Frances Rylands

Discipline: Geography

Project Summary

Project Title:

Entanglements of creative practice and policy: Art/Science collaborations along the Jurassic Coast World Heritage Site.

Funding Body:

AHRC Collaborative Doctoral Award with the Jurassic Coast World Heritage Site.

Project Description:

The Jurassic Coast World Heritage Site; a compelling landscape of outstanding beauty and universal value.  Due to the early developments of earth science in the region it has been recognized as a key location in the history of scientific knowledge and understanding.  But this is not the only form of enquiry.  The Jurassic Coast is the only World Heritage Site with a formal Arts Programme.  This landscape is a crucible of knowledge, a site of learning, discovery and exploration.  It is a place viewed from many different perspectives and through many lenses.  Often described as a giant classroom, this coast is a meeting point of individuals and organisations, scientists and artists.  This research hopes to undertake an ‘inside-out‘ study of the boundaries between these meeting points, exploring how they are negotiated, tested and broken down.

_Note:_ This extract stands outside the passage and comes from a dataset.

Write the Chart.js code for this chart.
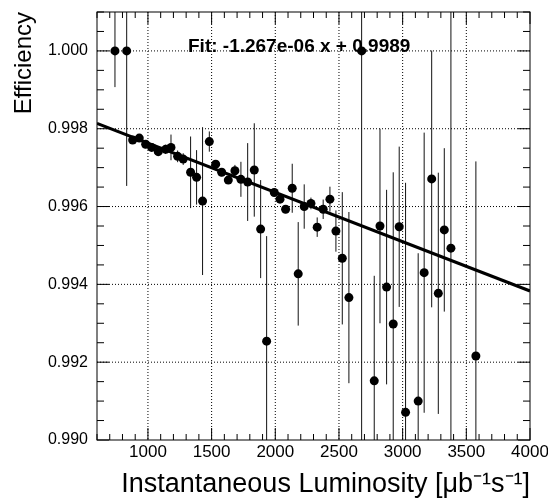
<!DOCTYPE html>
<html>
<head>
<meta charset="utf-8">
<script src="https://cdn.jsdelivr.net/npm/chart.js@4/dist/chart.umd.min.js"></script>
<style>
  html, body { margin: 0; padding: 0; background: #fff; }
  #box { width: 548px; height: 501px; }
</style>
</head>
<body>
<div id="box"><canvas id="effChart"></canvas></div>
<script>
// luminosity bins [ub^-1 s^-1]
var lumi = [741, 833, 880, 932, 982, 1029, 1081, 1139, 1181, 1233, 1277, 1335, 1382, 1429, 1482,
            1532, 1579, 1631, 1683, 1730, 1783, 1835, 1885, 1932, 1992, 2037, 2081, 2133, 2180,
            2227, 2280, 2329, 2376, 2429, 2476, 2526, 2578, 2678, 2777, 2822, 2874, 2926, 2973,
            3023, 3122, 3169, 3228, 3280, 3327, 3379, 3575];
// efficiency
var eff = [1.0000, 1.0000, 0.99771, 0.99776, 0.99760, 0.99752, 0.99741, 0.99747, 0.99752, 0.99729,
           0.99722, 0.99688, 0.99675, 0.99614, 0.99767, 0.99709, 0.99688, 0.99668, 0.99692, 0.99670,
           0.99663, 0.99694, 0.99542, 0.99254, 0.99636, 0.99619, 0.99593, 0.99647, 0.99427, 0.99600,
           0.99608, 0.99547, 0.99593, 0.99619, 0.99537, 0.99467, 0.99366, 1.0000, 0.99152, 0.99550,
           0.99393, 0.99298, 0.99548, 0.99071, 0.99100, 0.99430, 0.99671, 0.99377, 0.99540, 0.99493,
           0.99216];
// error bars (down / up)
var errLo = [0.00093, 0.00347, 0.0001, 0.0001, 0.0001, 0.0001, 0.0001, 0.00012, 0.00033, 0.00015,
             0.00015, 0.00092, 0.0007, 0.0019, 0.00026, 0.0001, 0.0001, 0.0001, 0.00015, 0.00045,
             0.001, 0.0012, 0.00126, 0.0027, 0.0001, 0.0001, 0.0001, 0.00063, 0.00133, 0.00057,
             0.00015, 0.00025, 0.00025, 0.00032, 0.00053, 0.0017, 0.0022, 0.0115, 0.0027, 0.0025,
             0.0025, 0.0039, 0.00206, 0.0059, 0.0038, 0.0036, 0.0033, 0.0031, 0.0021, 0.008,
             0.005];
var errHi = [0.0015, 0.0035, 0.0001, 0.0001, 0.0001, 0.0001, 0.0001, 0.00012, 0.00033, 0.00015,
             0.00015, 0.00092, 0.0007, 0.0019, 0.00026, 0.0001, 0.0001, 0.0001, 0.00015, 0.00045,
             0.001, 0.0012, 0.00126, 0.0027, 0.0001, 0.0001, 0.0001, 0.00063, 0.00133, 0.00057,
             0.00015, 0.00025, 0.00025, 0.00032, 0.00053, 0.0017, 0.0022, 0.0115, 0.0027, 0.0025,
             0.0025, 0.0039, 0.00206, 0.0059, 0.0038, 0.0036, 0.0033, 0.0031, 0.0021, 0.008,
             0.005];
// straight-line fit, end points
var fitLumi = [600, 4000];
var fitEff = [0.99814, 0.99383];
var fitLabel = "Fit: -1.267e-06 x + 0.9989";

var xTicks = [1000, 1500, 2000, 2500, 3000, 3500, 4000];
var yTicks = [0.990, 0.992, 0.994, 0.996, 0.998, 1.000];

var FONT = "'Liberation Sans', Arial, Helvetica, sans-serif";

function pts(xs, ys) {
  var out = [];
  for (var i = 0; i < xs.length; i++) out.push({x: xs[i], y: ys[i]});
  return out;
}

// grid, error bars, inward ticks, frame, fit text (ROOT look)
var rootStyle = {
  id: "rootStyle",
  beforeDatasetsDraw: function(chart) {
    var ctx = chart.ctx, a = chart.chartArea;
    var sx = chart.scales.x, sy = chart.scales.y;
    ctx.save();
    ctx.strokeStyle = "#000";
    ctx.lineWidth = 1;
    ctx.setLineDash([1, 2]);
    xTicks.forEach(function(v) {
      var p = sx.getPixelForValue(v);
      if (p <= a.left + 1 || p >= a.right - 1) return;
      ctx.beginPath(); ctx.moveTo(p, a.top); ctx.lineTo(p, a.bottom); ctx.stroke();
    });
    yTicks.forEach(function(v) {
      var p = sy.getPixelForValue(v);
      if (p <= a.top + 1 || p >= a.bottom - 1) return;
      ctx.beginPath(); ctx.moveTo(a.left, p); ctx.lineTo(a.right, p); ctx.stroke();
    });
    ctx.setLineDash([]);
    // error bars
    ctx.beginPath();
    ctx.rect(a.left, a.top, a.right - a.left, a.bottom - a.top);
    ctx.clip();
    ctx.strokeStyle = "#111";
    for (var i = 0; i < lumi.length; i++) {
      var px = sx.getPixelForValue(lumi[i]);
      ctx.beginPath();
      ctx.moveTo(px, sy.getPixelForValue(eff[i] + errHi[i]));
      ctx.lineTo(px, sy.getPixelForValue(eff[i] - errLo[i]));
      ctx.stroke();
    }
    ctx.restore();
  },
  afterDatasetsDraw: function(chart) {
    var ctx = chart.ctx, a = chart.chartArea;
    var sx = chart.scales.x, sy = chart.scales.y;
    ctx.save();
    ctx.strokeStyle = "#000";
    ctx.lineWidth = 1;
    ctx.beginPath();
    for (var i = 6; i <= 40; i++) {
      var p = sx.getPixelForValue(i * 100);
      var len = (i % 5 === 0) ? 12 : 6;
      ctx.moveTo(p, a.bottom); ctx.lineTo(p, a.bottom - len);
      ctx.moveTo(p, a.top); ctx.lineTo(p, a.top + len);
    }
    for (var j = 0; j <= 22; j++) {
      var q = sy.getPixelForValue(0.990 + j * 0.0005);
      var l2 = (j % 4 === 0) ? 12 : 7;
      ctx.moveTo(a.left, q); ctx.lineTo(a.left + l2, q);
      ctx.moveTo(a.right, q); ctx.lineTo(a.right - l2, q);
    }
    ctx.stroke();
    ctx.strokeRect(a.left, a.top, a.right - a.left, a.bottom - a.top);
    ctx.fillStyle = "#000";
    ctx.font = "bold 19px " + FONT;
    ctx.textBaseline = "alphabetic";
    ctx.textAlign = "left";
    ctx.fillText(fitLabel, 188, 52);
    ctx.restore();
  }
};

var myChart = new Chart(document.getElementById("effChart"), {
  type: "scatter",
  data: {
    datasets: [{
      label: "fit",
      type: "line",
      data: pts(fitLumi, fitEff),
      borderColor: "#000",
      borderWidth: 3,
      pointRadius: 0,
      fill: false,
      order: 2
    }, {
      label: "efficiency",
      data: pts(lumi, eff),
      backgroundColor: "#000",
      borderColor: "#000",
      pointRadius: 4.5,
      borderWidth: 0,
      order: 1
    }]
  },
  options: {
    responsive: true,
    maintainAspectRatio: false,
    animation: false,
    layout: { padding: { top: 12, right: 18, left: 0, bottom: 0 } },
    plugins: { legend: { display: false }, tooltip: { enabled: false } },
    scales: {
      x: {
        type: "linear",
        min: 600,
        max: 4000,
        afterBuildTicks: function(s) { s.ticks = xTicks.map(function(v) { return {value: v}; }); },
        afterFit: function(s) { s.height = 61; s.paddingLeft = 0; s.paddingRight = 0; },
        grid: { display: false, drawTicks: false },
        border: { display: false },
        ticks: {
          color: "#000",
          padding: 2,
          maxRotation: 0,
          font: { family: FONT, size: 17 },
          callback: function(v) { return String(v); }
        },
        title: {
          display: true,
          text: "Instantaneous Luminosity [\u03bcb\u207b\u00b9s\u207b\u00b9]",
          align: "end",
          color: "#000",
          padding: { top: 0, bottom: 0 },
          font: { family: FONT, size: 27 }
        }
      },
      y: {
        min: 0.990,
        max: 1.001,
        afterBuildTicks: function(s) { s.ticks = yTicks.map(function(v) { return {value: v}; }); },
        afterFit: function(s) { s.width = 97; s.paddingTop = 0; s.paddingBottom = 0; },
        grid: { display: false, drawTicks: false },
        border: { display: false },
        ticks: {
          color: "#000",
          padding: 9,
          font: { family: FONT, size: 16 },
          callback: function(v) { return v.toFixed(3); }
        },
        title: {
          display: true,
          text: "Efficiency",
          align: "end",
          color: "#000",
          padding: { top: 10, bottom: 0 },
          font: { family: FONT, size: 24 }
        }
      }
    }
  },
  plugins: [rootStyle]
});
</script>
</body>
</html>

Initial research questions include:

  • How, and to what end, has the Jurassic Coast Arts Programme and associated collaborations negotiated Arts-Science practice?
  • How do the varied arts-science collaborations along the Jurassic Coast contribute to our understanding of arts-science practice?
  • What are the politics of art-science practice along the coastline?
  • What is the geography of arts governance along the Jurassic Coast WHS?
  • Does the Jurassic Coast Arts Programme encourage participating institutions and governing bodies to ‘imagine’ their sites differently?
  • What arts policy lessons from the Jurassic Coast are transferable to other locations and situations, including other WHS and places with dynamic landscapes?

Supervisory Team

Dr Nicola Thomas

Nicola.J.Thomas@exeter.ac.uk

Dr Caitlin DeSilvey

c.o.desilvey@exeter.ac.uk

 

 

Wider Research Interests

My academic interests include landscape, performance arts, heritage, art history, popular geopolitics and postcolonialism. In addition to my cultural and historical interests within geography I have a strong scientific understanding and have always enjoyed communicating in the languages of both science and art.